Maine has overturned legal same sex marriages. So as it stands right now in the U.S., it is legal in Connecticut, Iowa and Vermont, and Massachusetts, no longer legal in Maine(sharing that with California, where they were performed and legal for a few months last year), and about to become legal on the first of the year in New Hampshire. Interestingly enough, it is the northeast and the Midwest that are the most progressive on this issue. 30 other states have voted down measures to legalize same sex marriage. No same sex marriages are federally recognized.
So why is Maine changing its mind now? And what’s the history of same sex marriage in Maine?
The Maine legislature actually passed a bill last May making same sex marriage illegal once more, but enough signatures were gathered throughout the state to declare a “people’s veto,” requiring the bill to go to a popular vote.
The popular vote came back at 52%+ outlawing same sex marriage.

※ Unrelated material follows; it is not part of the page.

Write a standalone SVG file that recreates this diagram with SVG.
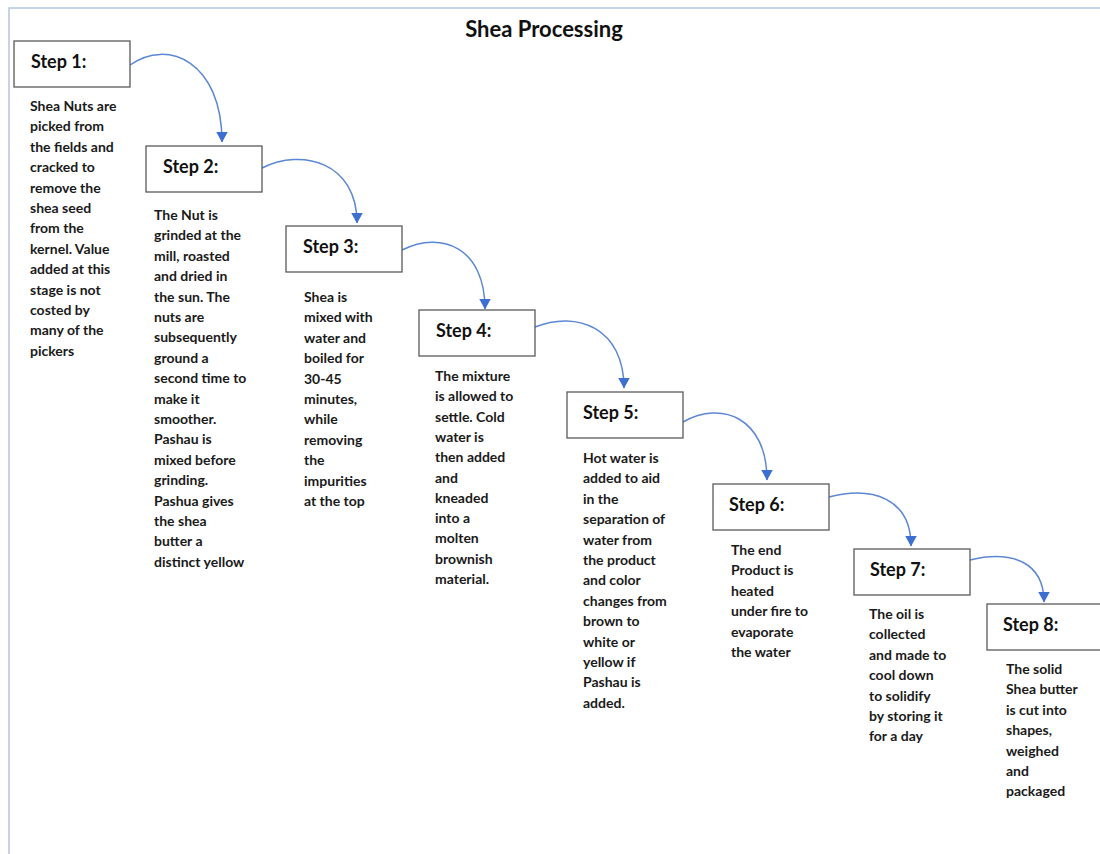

According to Jeff Flint, a Schubert Flint Public Affairs worker in Sacramento who worked on California’s own Yes on 8 campaign, the vote is, "further evidence that although voters have shown tolerance toward same sex couples, they draw the line at marriage. They feel marriage is different."
Is that the case? Can America be deemed “tolerant” of same sex couples but not of same sex marriage? And if so, where does that come from? Is it a simple puritan notion that you mind your own business and let people do what they will unless it comes to the sacred, such as with marriage?
It is interesting to put the issue of same sex marriage up against the separation of church and state. Was there a legal basis, before the drive to create laws that define marriage as between a man and a woman, to support such definition? Is there any reason to define marriage as man and woman outside of religious rationalization? I think not. And if marriage is a union recognized by the state…
Of course this kind of thinking and argument is past its day in the sun (at least its most recent one) as the definition has, in fact, been legally created that marriage is between a man and a woman. Arguing whether it should or shouldn’t be legal at this point is a matter of opinion- unfortunately for same sex couples, their opinion happens to be illegal in the vast majority of the United Sates.
So what does it mean? In one sense, it is a setback. Another state declaring that same sex marriage is illegal, and the second state to take back its legality. But it may be a catalyst for renewed action by same sex marriage advocates.
John Henning, executive director of Love Honor Cherish in L.A., believes the vote will do just that: "It will light a fire under activists and be a reminder that we all had our right to marry taken away in California.”
Perhaps we will see another movement to return the legal right for same sex couples to marry here in California. That would be the only silver lining in a decision like this.